Modern English translations typically render sheol as "grave," "pit," "the place of the dead," or "Sheol" transliterated. "Hell" as a translation is largely archaic and misleading by modern English standards.
Greek: Hadēs
Hadēs (ᾅδης, Strong's G86) appears 11 times in the New Testament. The Septuagint uses it to translate sheol, and the New Testament continues that usage — hadēs is the general realm of the dead, the Greek equivalent of Hebrew sheol.
Notable appearances:
- Matthew 16:18 — "the gates of hell (hadou) shall not prevail against it." The gates of the realm of the dead.
- Acts 2:27, 31 — Peter at Pentecost: Christ's soul was not left in hadēs. Jesus passed through the realm of the dead and out the other side.
- Luke 16:23 — the rich man in the Lazarus parable is "in hell (en tō hadē)" and in torment. Here hadēs does have a punitive aspect, distinct from the Paradise where Lazarus is. This is the clearest NT text where hadēs carries suffering, though whether this is meant as topographical description or as parable is debated.
- Revelation 20:13–14 — "death and hell (hadēs) delivered up the dead which were in them... And death and hell were cast into the lake of fire." At the final judgment, hadēs itself is destroyed. Whatever it is, it is not the final state.
Greek: Gehenna
Gehenna (γέεννα, Strong's G1067) appears 12 times in the New Testament — and this is the word most closely matching the modern Christian conception of "hell" as a place of punitive fire. The Greek is a transliteration of Hebrew Ge Hinnom — "Valley of Hinnom" — a literal geographical location south of Jerusalem.
The Valley of Hinnom has a disturbing history:
- 2 Kings 23:10 — Josiah defiled the valley to prevent child sacrifices to Moloch.
- Jeremiah 7:31–32 and Jeremiah 19:2–6 — God declares judgment on the valley's practices; it would become known as "the valley of slaughter."
- By the 1st century AD, the valley was used as a refuse dump. Fires burned continuously to consume garbage, and carcasses were thrown there. The imagery of fire, worms, and decay made the valley an obvious metaphor for judgment.
Jesus uses Gehenna as a warning of divine judgment. All but one NT occurrence are spoken by Jesus:
- Matthew 5:22, 29, 30 — the Sermon on the Mount warnings.
- Matthew 10:28 — "fear him which is able to destroy both soul and body in hell (gehenna)."
- Matthew 23:33 — to the Pharisees: "how can ye escape the damnation of hell (gehenna)?"
- Mark 9:43–48 — "their worm dieth not, and the fire is not quenched," echoing Isaiah 66:24.
- James 3:6 — the one non-Jesus occurrence, describing the destructive tongue.
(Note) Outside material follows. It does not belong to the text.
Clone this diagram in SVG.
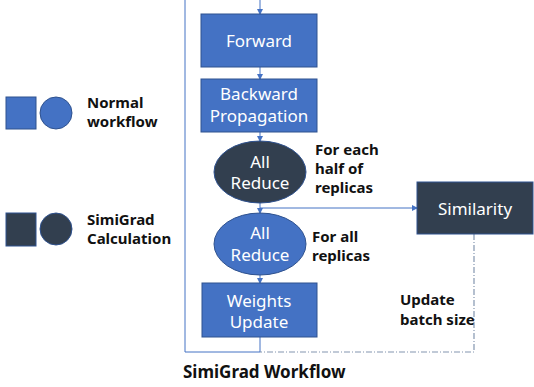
<svg xmlns="http://www.w3.org/2000/svg" width="534" height="387" viewBox="0 0 534 387">
<style>
.blue{fill:#4472C4;stroke:#2F528F;stroke-width:1}
.dark{fill:#323F4F;stroke:#2F528F;stroke-width:1}
.wt{font-family:"Noto Sans","Open Sans",sans-serif;font-size:17px;fill:#fff;text-anchor:middle}
.lb{font-family:"Noto Sans","Open Sans",sans-serif;font-size:15px;font-weight:bold;fill:#111}
.ln{stroke:#4472C4;stroke-width:1;fill:none}
.dd{stroke:#8496B0;stroke-width:1.2;fill:none;stroke-dasharray:6 2 1 2}
</style>
<defs>
<marker id="ah" markerWidth="6" markerHeight="6" refX="5" refY="3" orient="auto" markerUnits="userSpaceOnUse">
<path d="M0,0 L6,3 L0,6 Z" fill="#4472C4"/>
</marker>
</defs>
<g id="connectors">
<path class="ln" d="M260,0 V14" marker-end="url(#ah)"/>
<path class="ln" d="M260,67 V79" marker-end="url(#ah)"/>
<path class="ln" d="M260,132 V141" marker-end="url(#ah)"/>
<path class="ln" d="M260,203 V213" marker-end="url(#ah)"/>
<path class="ln" d="M260,208 H417" marker-end="url(#ah)"/>
<path class="ln" d="M260,275 V283" marker-end="url(#ah)"/>
<path class="ln" d="M260,337 V352 H185 V0"/>
<path class="dd" d="M474,234 V352 H260"/>
</g>
<g id="forward">
<rect class="blue" x="201" y="14" width="116" height="53"/>
<text class="wt" x="259" y="47">Forward</text>
</g>
<g id="backward">
<rect class="blue" x="201" y="79" width="116" height="53"/>
<text class="wt" x="259" y="100">Backward</text>
<text class="wt" x="259" y="122">Propagation</text>
</g>
<g id="allreduce1">
<ellipse class="dark" cx="260" cy="172" rx="46" ry="31"/>
<text class="wt" x="260" y="168">All</text>
<text class="wt" x="260" y="189">Reduce</text>
</g>
<g id="allreduce2">
<ellipse class="blue" cx="260" cy="244" rx="46" ry="31"/>
<text class="wt" x="260" y="239">All</text>
<text class="wt" x="260" y="261">Reduce</text>
</g>
<g id="weights">
<rect class="blue" x="202" y="283" width="115" height="54"/>
<text class="wt" x="259" y="307">Weights</text>
<text class="wt" x="259" y="328">Update</text>
</g>
<g id="similarity">
<rect class="dark" x="417" y="182" width="116" height="52"/>
<text class="wt" x="475" y="215">Similarity</text>
</g>
<g id="labels">
<text class="lb" x="315" y="155">For each</text>
<text class="lb" x="315" y="174">half of</text>
<text class="lb" x="315" y="193">replicas</text>
<text class="lb" x="312" y="242">For all</text>
<text class="lb" x="312" y="261">replicas</text>
<text class="lb" x="400" y="305">Update</text>
<text class="lb" x="400" y="325">batch size</text>
<text class="lb" x="183" y="378" style="font-size:17px">SimiGrad Workflow</text>
</g>
<g id="legend-normal">
<rect class="blue" x="6" y="97" width="30" height="32"/>
<circle class="blue" cx="56" cy="113" r="16"/>
<text class="lb" x="87" y="108">Normal</text>
<text class="lb" x="87" y="127">workflow</text>
</g>
<g id="legend-simigrad">
<rect class="dark" x="6" y="213" width="30" height="33"/>
<circle class="dark" cx="56" cy="229" r="16"/>
<text class="lb" x="87" y="225">SimiGrad</text>
<text class="lb" x="87" y="244">Calculation</text>
</g>
</svg>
Because Gehenna was a known, visible place with fires burning, Jesus's hearers would have understood the referent immediately. Whether Jesus's descriptions of Gehenna are metaphorical, literal, or both has been debated in Christian theology since the earliest centuries.
Greek: Tartaroō
Tartaroō (ταρταρόω, Strong's G5020) appears only once in the New Testament:
2 Peter 2:4 — "For if God spared not the angels that sinned, but cast [them] down to hell (tartarōsas), and delivered [them] into chains of darkness, to be reserved unto judgment;"
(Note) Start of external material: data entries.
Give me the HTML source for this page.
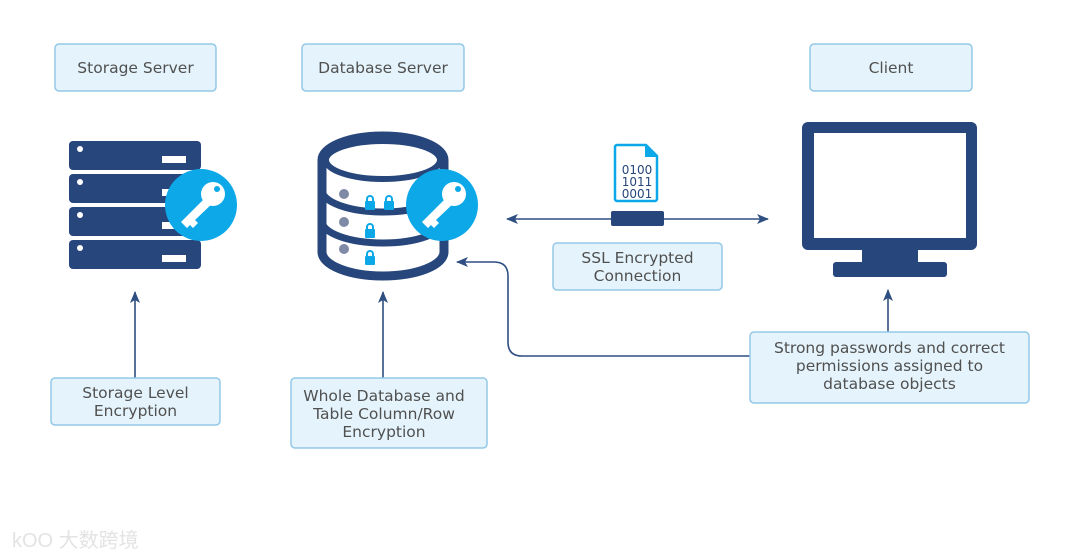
<!DOCTYPE html>
<html><head><meta charset="utf-8"><style>
html,body{margin:0;padding:0;background:#fff;}
svg{display:block;}
text{font-family:"DejaVu Sans","Liberation Sans",sans-serif;font-size:15.5px;fill:#505050;}
.box{fill:#e5f4fc;stroke:#93c8e6;stroke-width:1.5;}
.ln{stroke:#2f4f82;stroke-width:1.6;fill:none;}
.nv{fill:#27467b;}
</style></head><body>
<svg width="1080" height="558" viewBox="0 0 1080 558">
<defs><marker id="a" markerWidth="12" markerHeight="10" refX="11" refY="5" orient="auto" markerUnits="userSpaceOnUse"><path d="M0,0 L12,5 L0,10 L3,5 Z" fill="#2f4f82"/></marker></defs>
<rect class="box" x="55" y="44" width="161" height="47" rx="4"/><text x="135.5" y="73" text-anchor="middle">Storage Server</text>
<rect class="box" x="302" y="44" width="162" height="47" rx="4"/><text x="383" y="73" text-anchor="middle">Database Server</text>
<rect class="box" x="810" y="44" width="162" height="47" rx="4"/><text x="891" y="73" text-anchor="middle">Client</text>
<g class="nv">
<rect x="69" y="141" width="132" height="29" rx="4"/><rect x="69" y="174" width="132" height="29" rx="4"/>
<rect x="69" y="207" width="132" height="29" rx="4"/><rect x="69" y="240" width="132" height="29" rx="4"/>
</g>
<g fill="#fff"><circle cx="80" cy="149" r="3"/><circle cx="80" cy="182" r="3"/><circle cx="80" cy="215" r="3"/><circle cx="80" cy="248" r="3"/>
<rect x="162" y="156" width="24" height="7"/><rect x="162" y="189" width="24" height="7"/><rect x="162" y="222" width="24" height="7"/><rect x="162" y="255" width="24" height="7"/></g>
<circle cx="201" cy="205" r="36" fill="#0da8e8"/>
<g fill="#fff"><circle cx="213" cy="194" r="12"/><path d="M206,197 L181,222 L187,228 L190,225 L193,228 L198,223 L195,220 L215,201Z"/></g>
<circle cx="217" cy="189" r="3" fill="#0da8e8"/>
<path d="M322,160 A61,24 0 0 1 444,160 L444,252 A61,24 0 0 1 322,252 Z" fill="#fff" stroke="#27467b" stroke-width="9"/>
<ellipse cx="383" cy="160" rx="57" ry="19" fill="#fff" stroke="#27467b" stroke-width="6"/>
<path d="M322,190 A61,22 0 0 0 444,190 M322,221 A61,22 0 0 0 444,221" stroke="#27467b" stroke-width="7" fill="none"/>
<g fill="#7f8aa6"><circle cx="344" cy="194" r="5"/><circle cx="344" cy="222" r="5"/><circle cx="344" cy="249" r="5"/></g>
<g fill="#0da8e8"><rect x="365" y="201" width="10" height="9" rx="1"/><rect x="384" y="201" width="10" height="9" rx="1"/><rect x="365" y="229" width="10" height="9" rx="1"/><rect x="365" y="256" width="10" height="9" rx="1"/></g>
<g fill="none" stroke="#0da8e8" stroke-width="2"><path d="M367,202 v-3 a3,3 0 0 1 6,0 v3"/><path d="M386,202 v-3 a3,3 0 0 1 6,0 v3"/><path d="M367,230 v-3 a3,3 0 0 1 6,0 v3"/><path d="M367,257 v-3 a3,3 0 0 1 6,0 v3"/></g>
<circle cx="442" cy="205" r="36" fill="#0da8e8"/>
<g fill="#fff"><circle cx="454" cy="194" r="12"/><path d="M447,197 L422,222 L428,228 L431,225 L434,228 L439,223 L436,220 L456,201Z"/></g>
<circle cx="458" cy="189" r="3" fill="#0da8e8"/>
<path d="M617,145 H646 L657,156 V199 A2,2 0 0 1 655,201 H617 A2,2 0 0 1 615,199 V147 A2,2 0 0 1 617,145Z" fill="#fff" stroke="#0da8e8" stroke-width="2.5"/>
<path d="M645,145 V157 H657 Z" fill="#0da8e8"/>
<text x="637" y="174" text-anchor="middle" style="font-size:12px;fill:#27467b">0100</text><text x="637" y="186" text-anchor="middle" style="font-size:12px;fill:#27467b">1011</text><text x="637" y="198" text-anchor="middle" style="font-size:12px;fill:#27467b">0001</text>
<line class="ln" x1="612" y1="219" x2="507" y2="219" marker-end="url(#a)"/>
<line class="ln" x1="662" y1="219" x2="768" y2="219" marker-end="url(#a)"/>
<rect x="611" y="211" width="53" height="15" rx="2" class="nv"/>
<rect class="box" x="553" y="243" width="169" height="47" rx="4"/>
<text x="637.5" y="263" text-anchor="middle">SSL Encrypted</text><text x="637.5" y="281" text-anchor="middle">Connection</text>
<rect x="802" y="122" width="175" height="128" rx="6" class="nv"/>
<rect x="814" y="133" width="152" height="105" fill="#fff"/>
<rect x="862" y="248" width="56" height="16" class="nv"/>
<rect x="833" y="262" width="114" height="15" rx="3" class="nv"/>
<line class="ln" x1="135" y1="378" x2="135" y2="292" marker-end="url(#a)"/>
<rect class="box" x="51" y="378" width="169" height="47" rx="4"/>
<text x="135.5" y="398" text-anchor="middle">Storage Level</text><text x="135.5" y="416" text-anchor="middle">Encryption</text>
<line class="ln" x1="383" y1="378" x2="383" y2="292" marker-end="url(#a)"/>
<rect class="box" x="291" y="378" width="196" height="70" rx="4"/>
<text x="384" y="401" text-anchor="middle">Whole Database and</text><text x="384" y="419" text-anchor="middle">Table Column/Row</text><text x="384" y="437" text-anchor="middle">Encryption</text>
<line class="ln" x1="888" y1="332" x2="888" y2="290" marker-end="url(#a)"/>
<path class="ln" d="M750,356 H522 Q508,356 508,342 V276 Q508,262 494,262 H457" marker-end="url(#a)"/>
<rect class="box" x="750" y="332" width="279" height="71" rx="4"/>
<text x="889.5" y="353" text-anchor="middle">Strong passwords and correct</text><text x="889.5" y="371" text-anchor="middle">permissions assigned to</text><text x="889.5" y="389" text-anchor="middle">database objects</text>
<text x="12" y="547" style="font-size:20px;fill:#e3e3e3;font-family:'Liberation Sans','Noto Sans CJK SC',sans-serif;">kOO 大数跨境</text>
</svg>
</body></html>
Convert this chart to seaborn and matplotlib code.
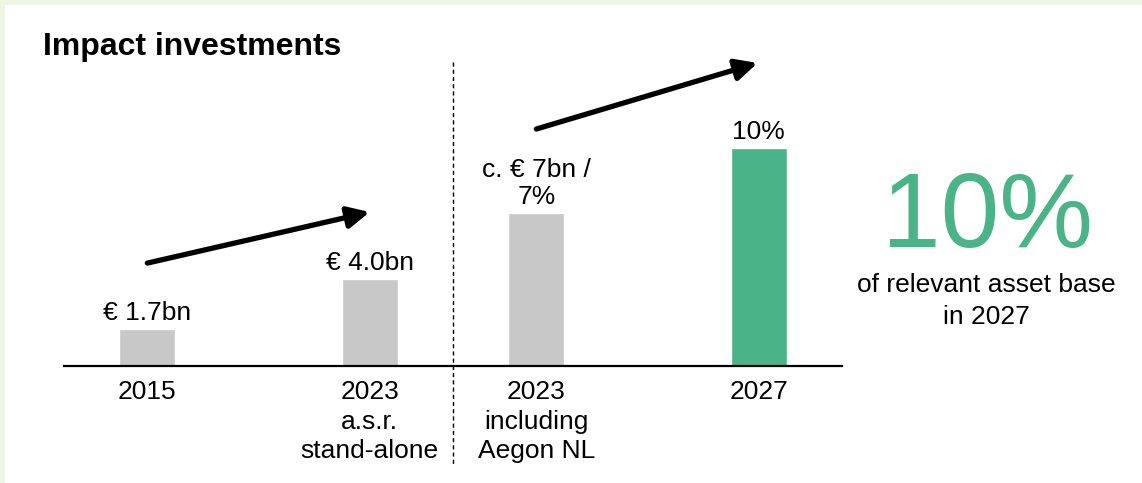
import matplotlib
matplotlib.use("Agg")
import matplotlib.pyplot as plt
import seaborn as sns
from matplotlib.patches import Rectangle
from matplotlib.lines import Line2D

# ==============================
# Data
# ==============================
categories = ["2015", "2023\na.s.r.\nstand-alone", "2023\nincluding\nAegon NL", "2027"]
values = [1.7, 4.0, 7.0, 10.0]
bar_labels = ["€ 1.7bn", "€ 4.0bn", "c. € 7bn /\n7%", "10%"]
bar_colors = ["#C8C8C8", "#C8C8C8", "#C8C8C8", "#4BB388"]
title = "Impact investments"
big_number = "10%"
big_caption = "of relevant asset base\nin 2027"

# ==============================
# Style
# ==============================
sns.set_theme(style="white")
plt.rcParams["font.family"] = ["Liberation Sans", "DejaVu Sans"]
GREEN = "#4BB388"

fig = plt.figure(figsize=(11.42, 4.83), dpi=100)
fig.patch.set_facecolor("#EEF5E3")
W, H = 1142, 483
fig.patches.append(Rectangle((5 / W, 0), 1, 1 - 5 / H, transform=fig.transFigure,
                             facecolor="white", edgecolor="none", zorder=-5))

bottom = (H - 366) / H
height = 15 * 21.8 / H
axw = 389 / W
ax_left = fig.add_axes([64 / W, bottom, axw, height])
ax_right = fig.add_axes([453 / W, bottom, axw, height])

groups = [(ax_left, slice(0, 2)), (ax_right, slice(2, 4))]
for ax, sl in groups:
    cats = categories[sl]
    sns.barplot(x=cats, y=values[sl], hue=cats, palette=bar_colors[sl],
                width=0.252, legend=False, ax=ax, saturation=1)
    for cont, lab in zip(ax.containers, bar_labels[sl]):
        ax.bar_label(cont, labels=[lab], padding=3, fontsize=19, color="black",
                     linespacing=1.15)
    ax.set_xlim(-0.375, 1.375)
    ax.set_ylim(0, 15)
    ax.patch.set_alpha(0)
    for s in ["left", "right", "top"]:
        ax.spines[s].set_visible(False)
    ax.spines["bottom"].set_color("black")
    ax.spines["bottom"].set_linewidth(1.6)
    ax.set_yticks([])
    ax.set_xlabel("")
    ax.set_ylabel("")
    ax.tick_params(axis="x", length=0, pad=10)
    ax.set_xticks(range(len(cats)))
    ax.set_xticklabels(cats, fontsize=19, color="black", linespacing=1.3)

# growth arrows
arrow_kw = dict(arrowstyle="-|>,head_length=0.65,head_width=0.32", lw=3.8,
                color="black", mutation_scale=20, shrinkA=0, shrinkB=0)
ax_left.annotate("", xy=(1.0, 7.06), xytext=(0.0, 4.72), arrowprops=arrow_kw,
                 annotation_clip=False)
ax_right.annotate("", xy=(0.995, 13.9), xytext=(0.0, 10.87), arrowprops=arrow_kw,
                  annotation_clip=False)

# dashed separator
fig.lines.append(Line2D([453 / W, 453 / W], [1 - 62 / H, 1 - 465 / H],
                        transform=fig.transFigure, color="black", lw=1,
                        linestyle=(0, (3, 2.2))))

fig.text(43 / W, 1 - 55 / H, title, fontsize=23, fontweight="bold",
         va="baseline", ha="left", color="black")
fig.text(988 / W, 1 - 247 / H, big_number, fontsize=76, color=GREEN,
         va="baseline", ha="center")
fig.text(986 / W, 1 - 324 / H, big_caption, fontsize=19, color="black",
         va="baseline", ha="center", linespacing=1.4)

fig.savefig("out.png", dpi=100)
The verb is a hapax legomenon — used only here in the NT. Tartarus in Greek mythology was the deepest pit below Hades where the Titans were imprisoned. Peter borrows the term to describe the holding place of the fallen angels awaiting judgment. The use is unique and does not refer to a destination for human souls.
The Lake of Fire
A fifth term, appearing in Revelation, is the lake of fire — Greek limnē tou pyros. It is described as:
Revelation 20:14–15 — "And death and hell were cast into the lake of fire. This is the second death. And whosoever was not found written in the book of life was cast into the lake of fire."
The lake of fire is the final state, after hadēs itself has been destroyed. It is the "second death." Whether the biblical language of final judgment is to be read as eternal conscious torment (the traditional majority view), conditional immortality / annihilation (a minority view with significant modern defenders), or universal reconciliation (a small minority view) has been debated within Christian theology across history. Scripture's language supports each reading with some difficulty on at least some texts.
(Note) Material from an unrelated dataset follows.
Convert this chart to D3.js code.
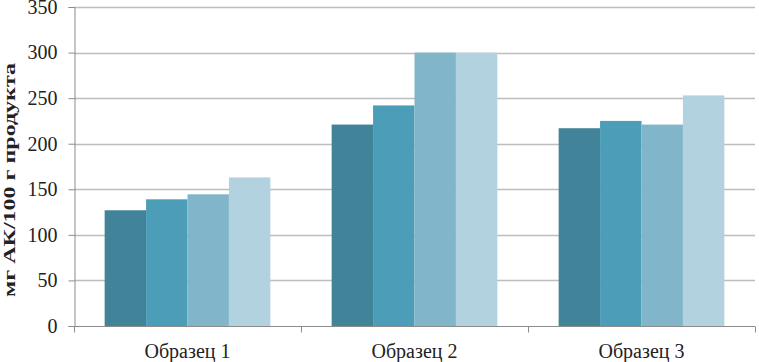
<!DOCTYPE html>
<html><head><meta charset="utf-8">
<script src="https://cdn.jsdelivr.net/npm/d3@7"></script>
<style>body{margin:0;background:#fff}svg{display:block}</style>
</head><body>
<script>
const categories = ["Образец 1", "Образец 2", "Образец 3"];
const seriesNames = ["s1", "s2", "s3", "s4"];
const s1 = [127, 221, 217];
const s2 = [139, 242, 225];
const s3 = [144.5, 300, 221];
const s4 = [163, 300, 253];
const yTicks = [0, 50, 100, 150, 200, 250, 300, 350];
const yLabel = "мг АК/100 г продукта";
const colors = ["#41849a", "#4b9db8", "#80b5ca", "#b1d2de"];

const series = [s1, s2, s3, s4];
const W = 759, H = 362;
const m = {left: 74, right: 4, top: 7, bottom: 36};
const svg = d3.select("body").append("svg").attr("width", W).attr("height", H);
const x0 = d3.scaleBand().domain(categories).range([m.left, W - m.right]).paddingInner(0.27).paddingOuter(0.135);
const x1 = d3.scaleBand().domain(seriesNames).range([0, x0.bandwidth()]);
const y = d3.scaleLinear().domain([0, 350]).range([H - m.bottom, m.top]);
const font = "'Liberation Serif','Times New Roman',serif";

// gridlines
svg.append("g").selectAll("line").data(yTicks.filter(d => d > 0)).join("line")
  .attr("x1", m.left).attr("x2", W - m.right)
  .attr("y1", d => Math.round(y(d)) + 0.5).attr("y2", d => Math.round(y(d)) + 0.5)
  .attr("stroke", "#bdbdbd").attr("stroke-width", 1.5);

// bars
categories.forEach((c, i) => {
  svg.append("g").selectAll("rect").data(series.map((s, j) => ({k: seriesNames[j], v: s[i], j}))).join("rect")
    .attr("x", d => x0(c) + x1(d.k)).attr("width", x1.bandwidth())
    .attr("y", d => y(d.v)).attr("height", d => y(0) - y(d.v))
    .attr("fill", d => colors[d.j]);
});

// y axis
const ya = svg.append("g").attr("transform", `translate(${m.left + 0.5},0)`)
  .call(d3.axisLeft(y).tickValues(yTicks).tickSize(6).tickPadding(11));
ya.select(".domain").attr("stroke", "#8c8c8c");
ya.selectAll(".tick line").attr("stroke", "#8c8c8c");
ya.selectAll("text").attr("font-family", font).attr("font-size", 20).attr("fill", "#222");

// x axis
const xa = svg.append("g").attr("transform", `translate(0,${Math.round(y(0)) + 0.5})`);
xa.append("line").attr("x1", m.left).attr("x2", W - m.right).attr("stroke", "#8c8c8c");
const edges = d3.range(categories.length + 1).map(i => m.left + i * (W - m.right - m.left) / categories.length);
xa.selectAll("line.t").data(edges).join("line").attr("class", "t")
  .attr("x1", d => Math.round(d) + 0.5).attr("x2", d => Math.round(d) + 0.5).attr("y1", 0).attr("y2", 6)
  .attr("stroke", "#8c8c8c");
xa.selectAll("text").data(categories).join("text")
  .attr("x", d => x0(d) + x0.bandwidth() / 2).attr("y", 31)
  .attr("text-anchor", "middle").attr("font-family", font).attr("font-size", 20).attr("fill", "#222")
  .text(d => d);

// y label
svg.append("text").attr("transform", `translate(15,180) rotate(-90)`)
  .attr("text-anchor", "middle").attr("font-family", font).attr("font-size", 17)
  .attr("textLength", 234).attr("lengthAdjust", "spacingAndGlyphs")
  .attr("font-weight", "bold").attr("fill", "#222").text(yLabel);
</script>
</body></html>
What Scripture Does Not Say
Several common popular conceptions have little textual basis:
- Satan rules hell. Scripture does not make Satan the ruler of hell. Revelation 20:10 says Satan is cast into the lake of fire and tormented there — he is a prisoner, not a warden.
- Detailed architecture of levels, circles, or temperature gradations. These derive from medieval and literary sources (most famously Dante), not from biblical text.
- Physical torture by demons. The biblical imagery is fire, darkness, worms, separation — but not detailed demonic torture.
- Purgatory. Not a concept present in the Protestant biblical canon; drawn from deuterocanonical texts (2 Maccabees) and later tradition.
What Scripture Does Say
With honest linguistic caution, here is what the biblical texts actually claim:
- All humans face judgment. "It is appointed unto men once to die, but after this the judgment" (Hebrews 9:27).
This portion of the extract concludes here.